Matisse’s eclectic collection ranged from a Roman torso, African masks and Chinese porcelain to intricate North African textiles from the nineteenth and twentieth centuries. He selected these objects primarily for their aesthetic appeal and although not generally rare or the finest examples of the traditions to which they belonged, they were of profound significance to Matisse’s creative process. Most of the objects are on loan from the Musée Matisse, Nice, and several others are from private collections, which have been publicly exhibited outside France for the first time.
The exhibition explores how Matisse continuously returned to his collection throughout his working life and how the objects were reconsidered, depending on the pictorial environment into which they were placed. In 1951 he said, “I have worked all my life before the same objects…. The object is an actor.
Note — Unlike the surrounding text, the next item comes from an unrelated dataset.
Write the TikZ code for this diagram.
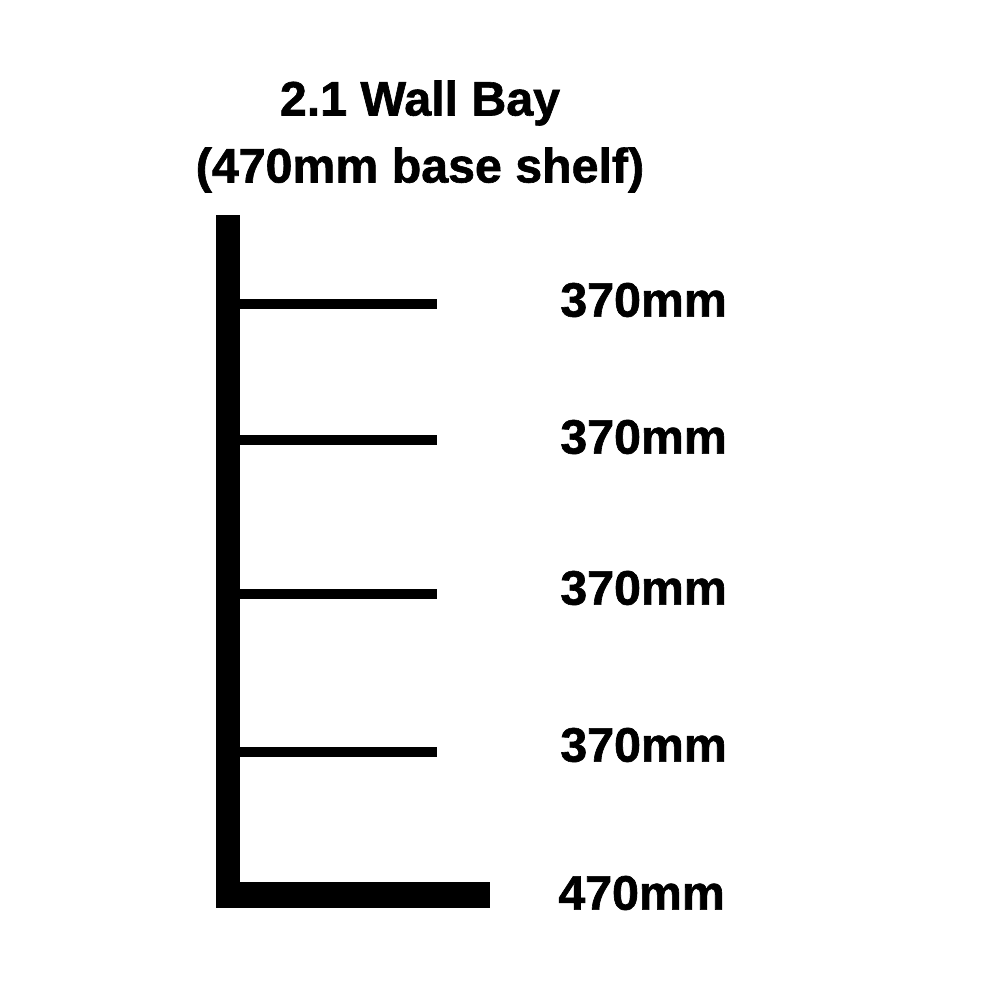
\documentclass[tikz,border=0pt]{standalone}
\usepackage{fontspec}
\setmainfont{Liberation Sans}[BoldFeatures={FakeBold=1.3}]
\usetikzlibrary{positioning}

\begin{document}
\begin{tikzpicture}[x=0.02cm,y=-0.02cm,
                    title node/.style={font=\fontsize{27.5}{33}\selectfont\bfseries,inner sep=0},
                    size node/.style={font=\fontsize{27.5}{33}\selectfont\bfseries,inner sep=0,anchor=west},
                    shelf line/.style={line width=0.2cm}]

                \useasboundingbox (0,0) rectangle (1000,1000);

                \node[title node] (title) at (420,103) {2.1 Wall Bay};
                \node[title node] (subtitle) at (420,170) {(470mm base shelf)};

                % upright and base shelf
                \fill (216,215) rectangle (240,908);
                \fill (216,882) rectangle (490,908);

                \foreach \y/\name in {304/one,440/two,594/three,752/four}{
                    \coordinate (\name L) at (240,\y);
                    \coordinate (\name R) at (437,\y);
                    \draw[shelf line] (\name L) -- (\name R);
                }

                \node[size node] (sone) at (560,300) {370mm};
                \node[size node] (stwo) at (560,437) {370mm};
                \node[size node] (sthree) at (560,588) {370mm};
                \node[size node] (sfour) at (560,745) {370mm};
                \node[size node] (sbase) at (558,893) {470mm};
            \end{tikzpicture}
\end{document}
A good actor can have a part in ten different plays; an object can play a role in ten different pictures.” Matisse’s objects were vital creative stimulus, so much so that he travelled with them, even to temporary residences, and letters to family members often included requests for objects to be moved from Paris to Nice.(…)
Matisse in the Studio offers an intimate insight into Matisse’s studio life and artistic practice, exploring how the collage of patterns and rhythms, which he found in the world of objects, played a pivotal role in the development of his masterful vision of colour and form.
The exhibition Matisse in the Studio will run from Aug.5 to Nov.12 2017, at the Sackler Wing, Burlington House.